The story of a puppy on a doorstep
Many long years ago, soon after I was first married, we lived in an apartment near the center of Harare, Zimbabwe's capital city. It was a tiny place on the second floor, with just four rooms, a living room, bedroom, bathroom and kitchen, but we were young and it was sufficient for the two of us.
We had no thoughts of keeping any pets, although there was one old and battle-scarred cat who would visit us occasionally, stay a few days, and then be gone. So, when a puppy turned up on our doorstep one night, we knew that we could not keep him, even if we were unable to trace his true owner. One thing was certain - there was no way we could just ignore him. He seemed to have taken a liking to us and, apart from anything else, he looked like the cover photo to this story.
Could you say no to those eyes? We couldn't either and took him in for the night, instituting a search for his owner the next day. In fact, the search lasted several days but turned up nothing; no-one would admit to ownership and it was as if the little fellow had been sent to us from another dimension without a return address.
It was clear that we would have to find a home for him. After a few moments' thought on this, an evil scheme began to hatch in my mind. My father's dog, Rufus, had died a little while back and my mother, heartbroken, had sworn she would never have another dog. I knew that my father was a great one for dogs, however, and that, if I went about it in the right way, I should be able to persuade him to take the pup.
The secret was in the breed of our little house guest. Looking at his color and the size of his paws, it seemed to me that we had a Doberman Pinscher on our hands. This was fortunate indeed, for my father would only ever consider certain types of dog and the Doberman would fit his criteria pretty well. I phoned him one evening.
"Hi Dad, it's me."
"Hello, Beholden*, what's up?"
"Well, I may have a small present for you."
"A present? It's not my birthday."
"I know that but I think you might like this anyway. A pup turned up at our flat a few days ago."
"A dog? Oh no, you know how your mother feels about that. A stray, is it?"
"Yes and we've tried everything to find out whose it is but no luck."
"What is it? A mutt?"
"That's the thing, Dad. I think it's a Doberman."
"Oh, a Doberman, hey? What makes you so sure?"
"Well, the color is right and he has big paws."
"Hmmm. Tell you what, I'll have a word with Gwynnie and see if I can work something out..."
He was around to pick up the puppy about an hour later.
I was quite pleased with myself at having found a good home for the dog, especially as my father had taken my suggestion of a name for him. We called him Gunter; after all, the Doberman is a German breed and I thought Gunter a suitably German name.
A few weeks later my father mentioned that the pup did not seem to be growing much. I told him to give it time; who knows how long a Doberman takes to grow up? He seemed unsure but was prepared to wait. And so it went for a few weeks: the occasional grumble about the puppy not growing but no question of not keeping it.

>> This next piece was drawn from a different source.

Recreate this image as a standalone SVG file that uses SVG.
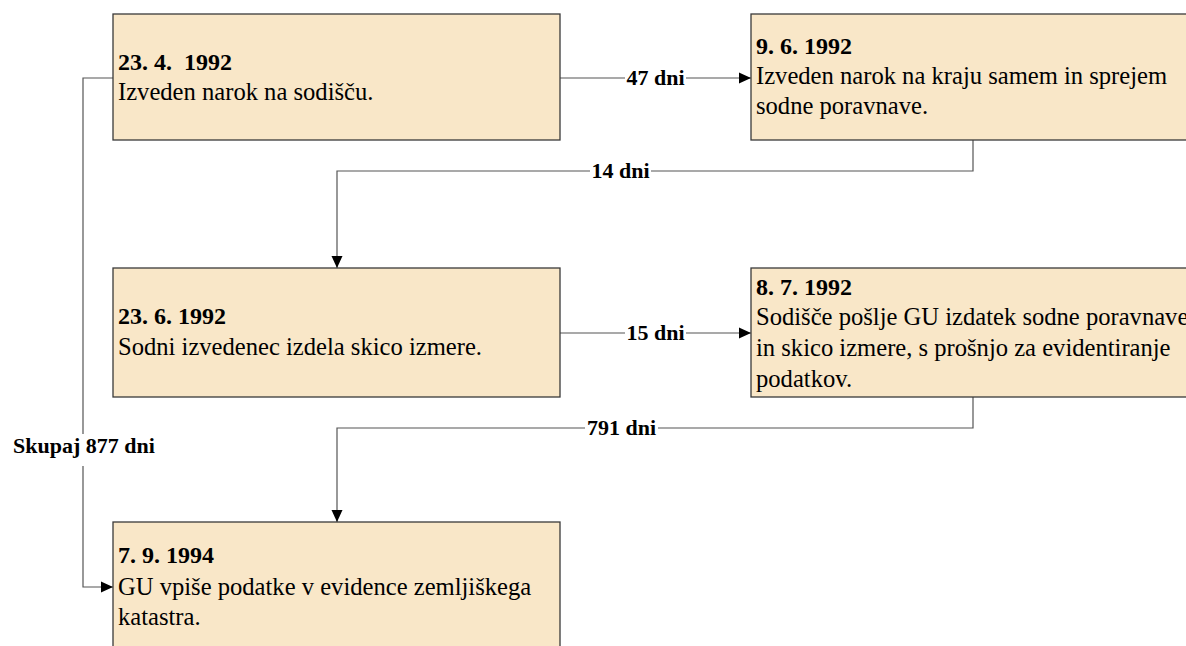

It was several months later when I was visiting my parents that my father pronounced his verdict. "It's not a Doberman at all," he said to me one day. "If you ask me, the damn thing's a Manchester Terrier".
I had no idea what a Manchester Terrier was and asked him what they looked like. He pointed at the dog lying at his feet. "Like that," he said. It was obvious now that Gunter just wasn't going to get any bigger - he was an adult dog already. I couldn't help it; I burst out laughing. By that time my mother had taken a liking to Gunter and he had become part of the family. My father was stuck with him and knew it.
And so, for many years, Gunter was the family dog. My father eventually got over his disappointment but he was never as keen on his Manchester Terrier as he was on the other rough, tough dogs he'd owned before. In some ways Gunter was a sad case; he must have had rough treatment before he found us for he was always a little cowed as though expecting to be beaten. But his efforts to please were so comical that everyone liked him, even my father admitting on rare occasions that "the dog isn't really so bad".
I'm not sure that he ever forgave me for putting one over him, however, even if it was unintentional. Well, slightly unintentional; Gunter's paws weren't all that big, after all.
Word Count: 860
* Okay, my real name's not Beholden but I prefer the assumed one.